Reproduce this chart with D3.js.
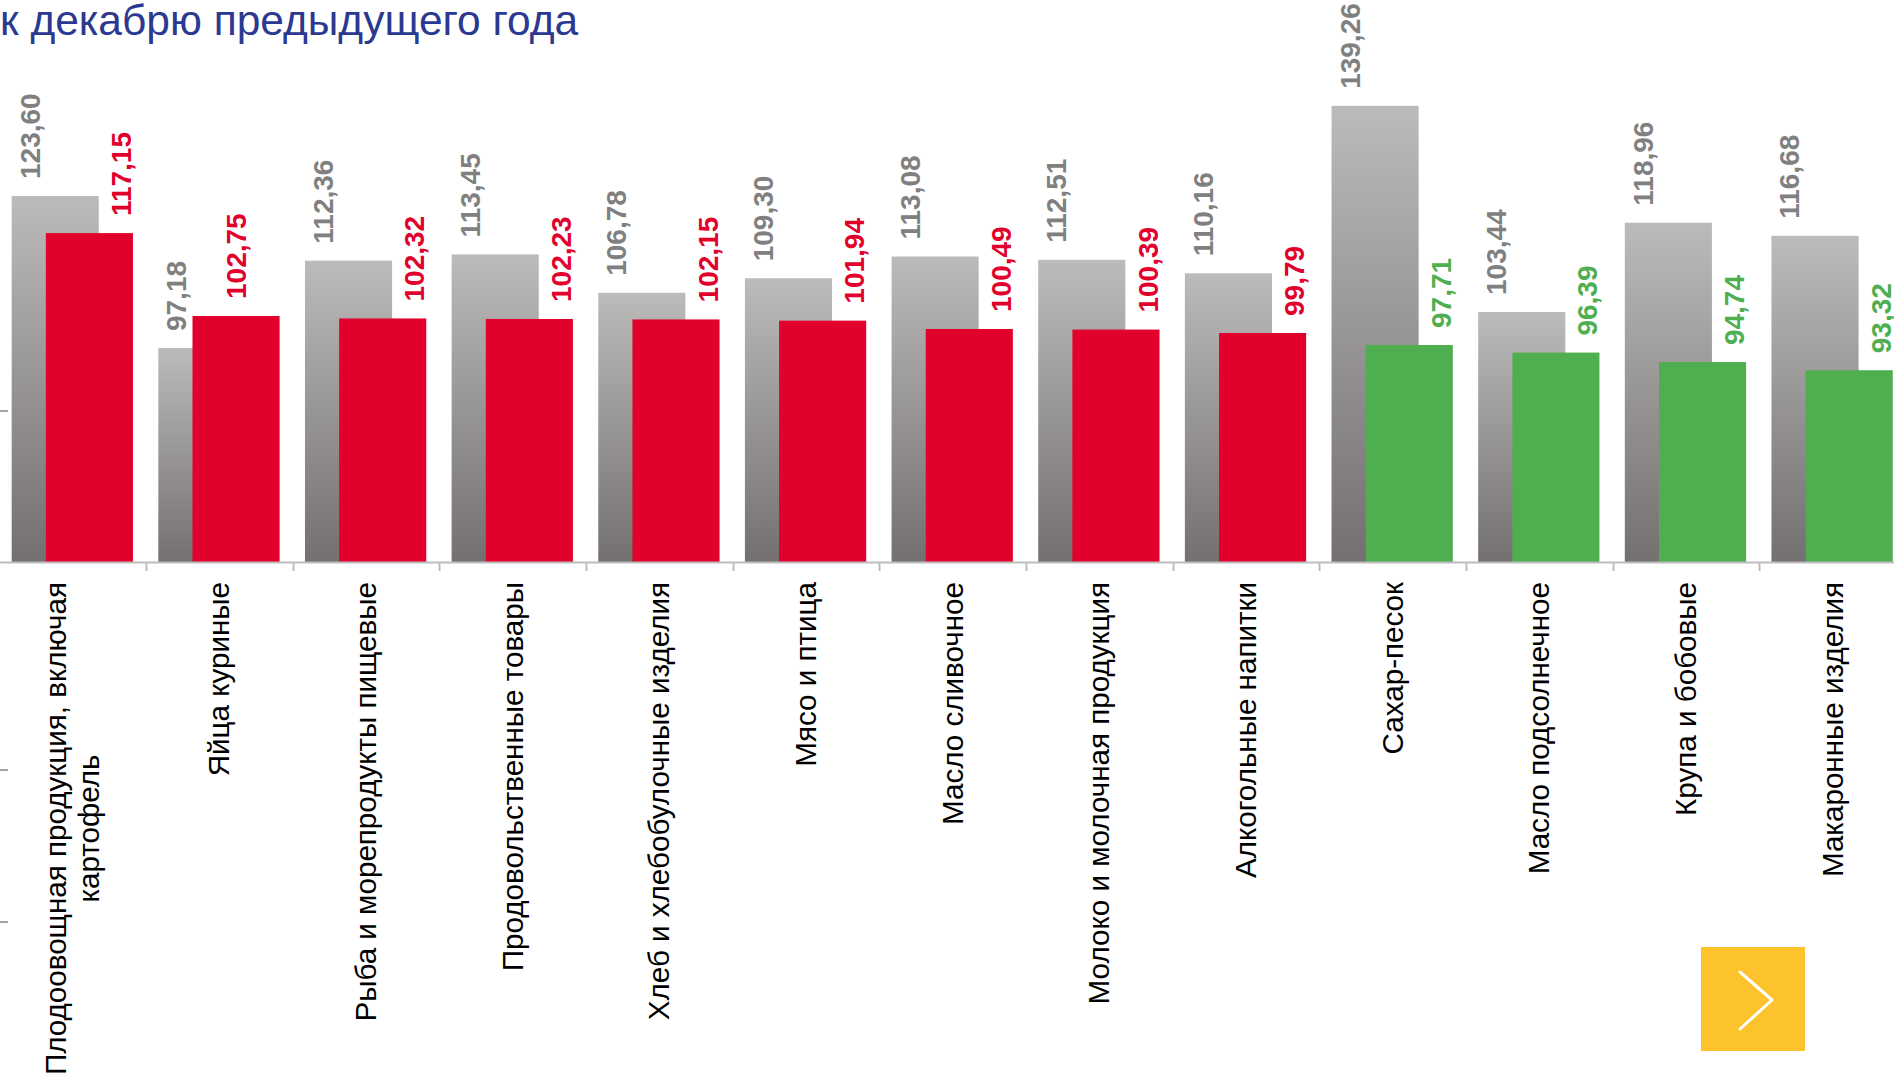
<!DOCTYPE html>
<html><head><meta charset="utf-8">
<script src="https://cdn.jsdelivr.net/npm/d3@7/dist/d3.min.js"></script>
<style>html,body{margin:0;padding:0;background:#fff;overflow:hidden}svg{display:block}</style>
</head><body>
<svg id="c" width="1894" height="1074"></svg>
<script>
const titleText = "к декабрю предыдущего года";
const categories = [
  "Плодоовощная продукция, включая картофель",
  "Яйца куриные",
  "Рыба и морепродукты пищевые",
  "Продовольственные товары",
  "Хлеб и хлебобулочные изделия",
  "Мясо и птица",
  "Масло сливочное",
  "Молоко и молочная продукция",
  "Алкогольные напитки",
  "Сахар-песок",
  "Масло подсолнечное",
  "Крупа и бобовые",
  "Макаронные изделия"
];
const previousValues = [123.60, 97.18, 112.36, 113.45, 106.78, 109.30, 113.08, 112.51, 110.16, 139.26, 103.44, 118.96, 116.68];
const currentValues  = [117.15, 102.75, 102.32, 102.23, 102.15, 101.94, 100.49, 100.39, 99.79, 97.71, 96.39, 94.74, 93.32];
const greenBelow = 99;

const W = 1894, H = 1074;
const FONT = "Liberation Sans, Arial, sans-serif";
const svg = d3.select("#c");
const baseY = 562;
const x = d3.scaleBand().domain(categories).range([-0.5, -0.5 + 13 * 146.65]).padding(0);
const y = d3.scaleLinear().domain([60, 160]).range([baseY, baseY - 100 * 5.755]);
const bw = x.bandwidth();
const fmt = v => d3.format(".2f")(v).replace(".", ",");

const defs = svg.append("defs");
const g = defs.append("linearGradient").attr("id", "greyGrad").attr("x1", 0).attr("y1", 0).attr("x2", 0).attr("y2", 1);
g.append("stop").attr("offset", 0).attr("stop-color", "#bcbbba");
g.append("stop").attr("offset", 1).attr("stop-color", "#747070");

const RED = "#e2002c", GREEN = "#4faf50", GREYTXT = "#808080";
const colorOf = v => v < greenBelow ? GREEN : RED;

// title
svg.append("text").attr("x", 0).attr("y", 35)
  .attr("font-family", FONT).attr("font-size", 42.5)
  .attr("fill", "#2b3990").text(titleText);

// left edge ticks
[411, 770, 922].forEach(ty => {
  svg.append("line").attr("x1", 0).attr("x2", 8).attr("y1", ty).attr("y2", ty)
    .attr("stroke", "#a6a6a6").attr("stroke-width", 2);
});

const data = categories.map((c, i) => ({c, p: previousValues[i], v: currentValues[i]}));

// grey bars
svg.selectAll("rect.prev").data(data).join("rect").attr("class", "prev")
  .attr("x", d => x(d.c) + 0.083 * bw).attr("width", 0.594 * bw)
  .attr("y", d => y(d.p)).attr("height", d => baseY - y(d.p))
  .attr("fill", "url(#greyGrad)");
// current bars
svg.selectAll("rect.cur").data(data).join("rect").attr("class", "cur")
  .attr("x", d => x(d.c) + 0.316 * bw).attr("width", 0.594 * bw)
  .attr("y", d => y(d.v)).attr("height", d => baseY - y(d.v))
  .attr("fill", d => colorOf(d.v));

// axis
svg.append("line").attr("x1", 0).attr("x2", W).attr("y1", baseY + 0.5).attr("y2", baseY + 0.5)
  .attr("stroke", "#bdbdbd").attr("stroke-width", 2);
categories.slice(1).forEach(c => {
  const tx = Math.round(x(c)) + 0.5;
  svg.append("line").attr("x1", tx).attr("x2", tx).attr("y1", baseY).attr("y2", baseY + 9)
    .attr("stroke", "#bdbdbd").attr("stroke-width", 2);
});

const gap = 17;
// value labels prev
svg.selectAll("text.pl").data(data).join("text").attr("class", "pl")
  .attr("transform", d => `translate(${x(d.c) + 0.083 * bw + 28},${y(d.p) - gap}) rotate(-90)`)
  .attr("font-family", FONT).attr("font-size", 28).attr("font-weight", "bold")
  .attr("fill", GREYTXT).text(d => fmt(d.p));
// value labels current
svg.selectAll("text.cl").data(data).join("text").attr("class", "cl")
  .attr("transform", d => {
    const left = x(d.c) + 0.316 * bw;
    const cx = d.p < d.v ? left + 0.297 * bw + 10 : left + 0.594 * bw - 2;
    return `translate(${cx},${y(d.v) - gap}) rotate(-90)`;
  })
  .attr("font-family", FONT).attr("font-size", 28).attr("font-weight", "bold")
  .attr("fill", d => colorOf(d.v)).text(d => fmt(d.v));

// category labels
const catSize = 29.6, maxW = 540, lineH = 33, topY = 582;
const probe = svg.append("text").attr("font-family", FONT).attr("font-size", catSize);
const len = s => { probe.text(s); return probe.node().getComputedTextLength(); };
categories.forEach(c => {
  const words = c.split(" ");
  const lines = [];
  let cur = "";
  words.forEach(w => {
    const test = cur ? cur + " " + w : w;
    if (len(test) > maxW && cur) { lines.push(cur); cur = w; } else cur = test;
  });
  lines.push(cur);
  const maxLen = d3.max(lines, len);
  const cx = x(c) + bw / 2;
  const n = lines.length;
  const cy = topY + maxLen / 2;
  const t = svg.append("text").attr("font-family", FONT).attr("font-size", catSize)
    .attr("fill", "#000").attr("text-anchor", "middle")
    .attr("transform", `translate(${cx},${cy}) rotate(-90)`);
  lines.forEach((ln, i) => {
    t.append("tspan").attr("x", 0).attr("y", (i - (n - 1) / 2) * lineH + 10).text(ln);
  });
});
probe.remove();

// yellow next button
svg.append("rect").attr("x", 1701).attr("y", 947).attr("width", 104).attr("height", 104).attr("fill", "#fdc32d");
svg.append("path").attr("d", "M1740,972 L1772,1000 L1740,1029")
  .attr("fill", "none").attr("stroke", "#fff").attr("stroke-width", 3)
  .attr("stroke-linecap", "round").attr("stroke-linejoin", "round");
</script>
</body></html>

> Your instructions:
Set down again, exactly, the lines of the material above from its first line to the one with "const greenBelow = 99;", inclusive. Leave the pictures out.

> Exercise output:
Reproduce this chart with D3.js.
<!DOCTYPE html>
<html><head><meta charset="utf-8">
<script src="https://cdn.jsdelivr.net/npm/d3@7/dist/d3.min.js"></script>
<style>html,body{margin:0;padding:0;background:#fff;overflow:hidden}svg{display:block}</style>
</head><body>
<svg id="c" width="1894" height="1074"></svg>
<script>
const titleText = "к декабрю предыдущего года";
const categories = [
  "Плодоовощная продукция, включая картофель",
  "Яйца куриные",
  "Рыба и морепродукты пищевые",
  "Продовольственные товары",
  "Хлеб и хлебобулочные изделия",
  "Мясо и птица",
  "Масло сливочное",
  "Молоко и молочная продукция",
  "Алкогольные напитки",
  "Сахар-песок",
  "Масло подсолнечное",
  "Крупа и бобовые",
  "Макаронные изделия"
];
const previousValues = [123.60, 97.18, 112.36, 113.45, 106.78, 109.30, 113.08, 112.51, 110.16, 139.26, 103.44, 118.96, 116.68];
const currentValues  = [117.15, 102.75, 102.32, 102.23, 102.15, 101.94, 100.49, 100.39, 99.79, 97.71, 96.39, 94.74, 93.32];
const greenBelow = 99;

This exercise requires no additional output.